The Waybacks
Fiddling Cricket Music 001
Larry Carlin / February 15, 2000

Songs: Lickkus Interruptus, Compadres In The Old Sierra Madre, Gone Wayback, Been Around, Scrapple From The Apple, The Last Steam Engine Train, I Wan'na Be Like You (The Monkey Song), McHattie's Waltz, The Witch Of Westmereland, JNPT, Cluck Old Hen

Personnel: Wayne Jacques -- fiddle, mandolin, vocals; Stevie Coyle -- rhythm, fingerstyle guitar, vocals: James Nash -- lead guitar, mandolin, vocals; Chris Kee -- string bass, electric bass, vocals; Peter Magee Tucker -- drums, vocals

"Bluegrass Rules!" so the slogan goes. And sometimes the bluegrass rules are broken. Peter Wernick certainly has stretched the boundaries of the genre on the banjo, as have Alison Brown and Bela Fleck. Druha Trava electrifies their acoustic instruments and they use drums, and David Grisman does his "dawg" music. Is any of this bluegrass? This is debatable. Do these acts get to play bluegrass festivals? Indeed they do. And so do The Waybacks, a Bay Area-based band that has created a bit of a buzz with their new CD titled Devolver.

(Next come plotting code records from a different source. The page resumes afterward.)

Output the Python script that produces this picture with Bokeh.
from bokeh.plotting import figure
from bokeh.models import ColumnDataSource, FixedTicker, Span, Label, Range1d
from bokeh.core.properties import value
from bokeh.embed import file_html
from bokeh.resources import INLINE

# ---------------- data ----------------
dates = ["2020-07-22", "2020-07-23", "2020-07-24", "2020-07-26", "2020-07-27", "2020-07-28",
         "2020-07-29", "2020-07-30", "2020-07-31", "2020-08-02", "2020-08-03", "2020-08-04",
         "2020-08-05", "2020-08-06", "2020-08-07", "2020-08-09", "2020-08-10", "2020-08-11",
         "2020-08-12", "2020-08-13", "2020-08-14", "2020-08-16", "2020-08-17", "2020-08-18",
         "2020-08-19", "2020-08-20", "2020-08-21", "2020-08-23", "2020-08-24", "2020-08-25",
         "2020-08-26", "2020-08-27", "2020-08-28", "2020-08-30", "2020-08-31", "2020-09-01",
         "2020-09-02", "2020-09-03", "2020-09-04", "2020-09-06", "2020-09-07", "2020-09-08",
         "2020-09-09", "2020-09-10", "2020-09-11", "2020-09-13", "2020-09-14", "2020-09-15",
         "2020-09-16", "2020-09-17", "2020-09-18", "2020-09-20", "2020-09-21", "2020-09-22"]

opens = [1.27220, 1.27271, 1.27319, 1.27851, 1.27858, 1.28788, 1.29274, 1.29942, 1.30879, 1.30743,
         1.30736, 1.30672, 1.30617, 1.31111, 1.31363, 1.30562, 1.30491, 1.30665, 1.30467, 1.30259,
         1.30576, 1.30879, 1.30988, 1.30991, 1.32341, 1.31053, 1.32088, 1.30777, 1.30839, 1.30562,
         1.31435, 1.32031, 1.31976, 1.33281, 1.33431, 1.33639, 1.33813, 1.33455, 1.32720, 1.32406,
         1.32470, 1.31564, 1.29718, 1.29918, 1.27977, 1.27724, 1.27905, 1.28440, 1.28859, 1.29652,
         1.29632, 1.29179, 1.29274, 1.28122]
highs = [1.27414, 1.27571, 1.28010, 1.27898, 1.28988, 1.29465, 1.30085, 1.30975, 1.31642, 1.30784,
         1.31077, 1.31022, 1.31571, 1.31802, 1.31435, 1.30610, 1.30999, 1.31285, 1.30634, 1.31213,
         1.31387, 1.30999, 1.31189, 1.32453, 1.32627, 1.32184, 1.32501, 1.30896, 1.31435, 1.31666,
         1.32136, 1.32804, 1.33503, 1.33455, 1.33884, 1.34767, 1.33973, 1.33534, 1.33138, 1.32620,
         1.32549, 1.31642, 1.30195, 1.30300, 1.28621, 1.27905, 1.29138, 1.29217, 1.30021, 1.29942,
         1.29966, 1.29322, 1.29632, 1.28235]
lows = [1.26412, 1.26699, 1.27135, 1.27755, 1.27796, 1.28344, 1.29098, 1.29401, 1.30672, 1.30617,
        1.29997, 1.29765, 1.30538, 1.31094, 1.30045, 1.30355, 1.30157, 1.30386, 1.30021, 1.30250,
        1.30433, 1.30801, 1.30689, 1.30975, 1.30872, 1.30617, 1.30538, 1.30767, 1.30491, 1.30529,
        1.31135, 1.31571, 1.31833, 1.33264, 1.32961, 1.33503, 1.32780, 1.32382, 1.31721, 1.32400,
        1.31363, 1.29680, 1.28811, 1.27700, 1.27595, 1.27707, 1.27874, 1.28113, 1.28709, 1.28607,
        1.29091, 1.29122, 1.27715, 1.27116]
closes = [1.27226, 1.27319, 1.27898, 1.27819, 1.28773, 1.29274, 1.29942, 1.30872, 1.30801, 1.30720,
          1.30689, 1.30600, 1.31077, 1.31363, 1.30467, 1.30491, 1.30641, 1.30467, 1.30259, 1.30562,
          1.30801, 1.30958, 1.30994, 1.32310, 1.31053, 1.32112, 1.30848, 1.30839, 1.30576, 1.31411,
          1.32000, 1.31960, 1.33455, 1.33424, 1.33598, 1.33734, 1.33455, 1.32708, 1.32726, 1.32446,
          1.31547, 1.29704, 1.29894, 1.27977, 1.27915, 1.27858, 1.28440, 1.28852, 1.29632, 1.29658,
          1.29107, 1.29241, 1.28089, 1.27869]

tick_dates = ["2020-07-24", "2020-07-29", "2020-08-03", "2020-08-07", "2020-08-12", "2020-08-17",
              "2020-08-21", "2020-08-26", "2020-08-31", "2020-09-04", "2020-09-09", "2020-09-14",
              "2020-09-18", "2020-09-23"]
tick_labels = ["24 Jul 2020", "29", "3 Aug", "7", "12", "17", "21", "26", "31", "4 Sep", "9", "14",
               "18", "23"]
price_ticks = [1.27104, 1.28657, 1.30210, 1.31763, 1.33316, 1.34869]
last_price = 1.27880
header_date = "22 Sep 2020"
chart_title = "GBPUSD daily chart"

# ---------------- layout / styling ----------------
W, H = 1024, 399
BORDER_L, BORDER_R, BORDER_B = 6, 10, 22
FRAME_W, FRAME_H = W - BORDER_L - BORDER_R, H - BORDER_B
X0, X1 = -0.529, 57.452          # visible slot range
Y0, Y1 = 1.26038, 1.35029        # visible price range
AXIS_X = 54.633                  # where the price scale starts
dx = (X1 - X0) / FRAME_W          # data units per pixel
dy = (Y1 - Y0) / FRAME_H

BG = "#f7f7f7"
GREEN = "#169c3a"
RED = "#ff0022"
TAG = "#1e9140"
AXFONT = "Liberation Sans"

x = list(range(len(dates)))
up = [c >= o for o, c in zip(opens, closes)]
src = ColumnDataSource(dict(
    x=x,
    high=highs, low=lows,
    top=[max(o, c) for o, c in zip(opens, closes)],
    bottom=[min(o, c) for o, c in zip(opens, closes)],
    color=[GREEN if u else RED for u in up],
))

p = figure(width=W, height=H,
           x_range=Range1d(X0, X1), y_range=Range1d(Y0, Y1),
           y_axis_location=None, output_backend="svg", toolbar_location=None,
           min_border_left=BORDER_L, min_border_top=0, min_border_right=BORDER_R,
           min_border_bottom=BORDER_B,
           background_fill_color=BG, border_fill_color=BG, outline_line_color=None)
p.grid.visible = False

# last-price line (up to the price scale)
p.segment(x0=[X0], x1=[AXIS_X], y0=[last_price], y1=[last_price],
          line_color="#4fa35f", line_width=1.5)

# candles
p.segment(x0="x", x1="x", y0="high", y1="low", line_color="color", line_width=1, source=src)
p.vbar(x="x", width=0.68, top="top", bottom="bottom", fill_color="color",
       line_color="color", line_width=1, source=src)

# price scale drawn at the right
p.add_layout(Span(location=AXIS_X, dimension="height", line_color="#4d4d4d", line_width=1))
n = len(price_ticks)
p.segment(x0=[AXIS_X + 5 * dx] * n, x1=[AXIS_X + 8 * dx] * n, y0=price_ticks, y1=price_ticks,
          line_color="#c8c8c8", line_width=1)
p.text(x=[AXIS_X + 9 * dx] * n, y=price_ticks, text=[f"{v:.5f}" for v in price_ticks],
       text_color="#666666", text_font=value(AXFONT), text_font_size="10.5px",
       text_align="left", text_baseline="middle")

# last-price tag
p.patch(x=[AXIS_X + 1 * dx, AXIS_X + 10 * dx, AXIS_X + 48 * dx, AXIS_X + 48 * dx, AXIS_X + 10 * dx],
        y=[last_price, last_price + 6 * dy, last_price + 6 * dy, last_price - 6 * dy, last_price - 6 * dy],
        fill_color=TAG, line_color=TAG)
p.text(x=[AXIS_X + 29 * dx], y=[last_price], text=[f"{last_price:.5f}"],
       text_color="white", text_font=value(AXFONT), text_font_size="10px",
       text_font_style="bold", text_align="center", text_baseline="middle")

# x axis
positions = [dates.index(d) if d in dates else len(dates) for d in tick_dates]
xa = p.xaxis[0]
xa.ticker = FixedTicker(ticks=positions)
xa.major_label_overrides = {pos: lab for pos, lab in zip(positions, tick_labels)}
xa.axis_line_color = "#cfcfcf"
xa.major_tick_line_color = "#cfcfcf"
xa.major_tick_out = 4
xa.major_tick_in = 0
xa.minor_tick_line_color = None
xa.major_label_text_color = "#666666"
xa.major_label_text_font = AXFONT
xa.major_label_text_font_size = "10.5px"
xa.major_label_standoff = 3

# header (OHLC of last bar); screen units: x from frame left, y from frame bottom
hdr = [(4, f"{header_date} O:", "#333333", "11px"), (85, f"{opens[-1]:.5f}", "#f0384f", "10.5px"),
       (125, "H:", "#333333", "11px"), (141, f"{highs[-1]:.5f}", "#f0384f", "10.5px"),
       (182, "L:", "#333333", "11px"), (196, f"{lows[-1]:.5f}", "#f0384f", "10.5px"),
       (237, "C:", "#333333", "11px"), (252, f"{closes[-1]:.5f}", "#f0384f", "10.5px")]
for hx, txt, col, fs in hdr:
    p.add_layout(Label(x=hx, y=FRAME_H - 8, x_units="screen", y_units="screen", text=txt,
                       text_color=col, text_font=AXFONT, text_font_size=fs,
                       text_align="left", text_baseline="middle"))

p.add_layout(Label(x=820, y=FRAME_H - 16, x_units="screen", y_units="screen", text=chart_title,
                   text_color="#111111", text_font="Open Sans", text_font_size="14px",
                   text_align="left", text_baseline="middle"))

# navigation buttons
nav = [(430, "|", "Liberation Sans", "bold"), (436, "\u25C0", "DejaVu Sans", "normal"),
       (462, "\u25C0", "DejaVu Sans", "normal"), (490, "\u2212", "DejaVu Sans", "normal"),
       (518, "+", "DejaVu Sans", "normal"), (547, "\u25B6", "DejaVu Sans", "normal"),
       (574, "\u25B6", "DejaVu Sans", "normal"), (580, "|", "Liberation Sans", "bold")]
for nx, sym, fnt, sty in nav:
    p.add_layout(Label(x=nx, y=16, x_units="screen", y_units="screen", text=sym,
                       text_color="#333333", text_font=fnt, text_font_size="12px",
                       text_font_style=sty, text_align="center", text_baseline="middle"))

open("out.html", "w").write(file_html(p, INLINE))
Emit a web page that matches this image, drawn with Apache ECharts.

The Waybacks are hard to pigeonhole. They play acoustic guitars, fiddles, mandolins, and string bass. Yet they also have a percussionist. If they had a banjo in the band they would probably be billed as a bluegrass band, but this album was recorded in a "banjo free zone." They play what they call "acoustic mayhem," which means they are all over the map style-wise yet the hot pickin' makes it sound sort of bluegrassy most of the time. A more appropriate, descriptive term might be "crabgrass," as some traditional bluegrass fans are going to be crabby when they don't hear any Bill Monroe songs on this recording.

There are a couple of surprises on Devolver, the first and foremost being the revelation that the band member heretofore known as "Chojo" Jacques is really named "Wayne." But anyone who has seen The Waybacks will not be surprised at how good this recording is. This version of the band has been together for less than a year, and most of the members are veterans of other notable Bay Area bands.

There is a diverse mix of material on Devolver, and the musicianship is first rate. A baker's dozen worth of songs are on the CD, including six instrumental tunes that showcase the band's pickin' prowess. The first song, Lickkus Interruptus, is a red-hot instrumental composed by fiddler/mandolinist Jacques, and it sets the tone for all of the songs that follow. Two other of the unsung songs were written by him, one is a be-bop tune by Charlie Parker, one is a beautiful arrangement of the Kenny Baker song McHattie's Waltz (featuring dual fiddles by Chojo and his "nice twin" Wayne), and the band fulfills the bluegrass requirement of one-train-song-per-recording with their version of John Fahey's The Last Steam Engine Train. Lead singer Stevie Coyle -- formerly of the popular Bay Area duo The Frontmen -- sings the bouncy cowboy song Compradres In The Old Sierra Madre (which comes from the band Riders in the Sky), the Celtic-flavored The Witch Of The Westmereland, and the humorous I Wan'na Be Like You, a rhumba from Disney's The Jungle Book. Young guitarist James Nash not only is an incredible player, he also has a fine voice, singing a song he wrote called Been Around. And Chojo/Wayne sings a funky version of the traditional song Cluck Old Hen, the song being done like you've never heard it done before.

The band is doing some CD release shows around the bay in March, and the CD is also available by going to Check out their schedule at the site also.

The IBMA (International Banjo Musicians Association) has threatened to boycott performances by this band for contributing to the devolution of bluegrass. When it comes to breaking the unwritten rules of bluegrass, The Waybacks are guilty as charged. Yet once you hear it you will get a charge out of Devolver.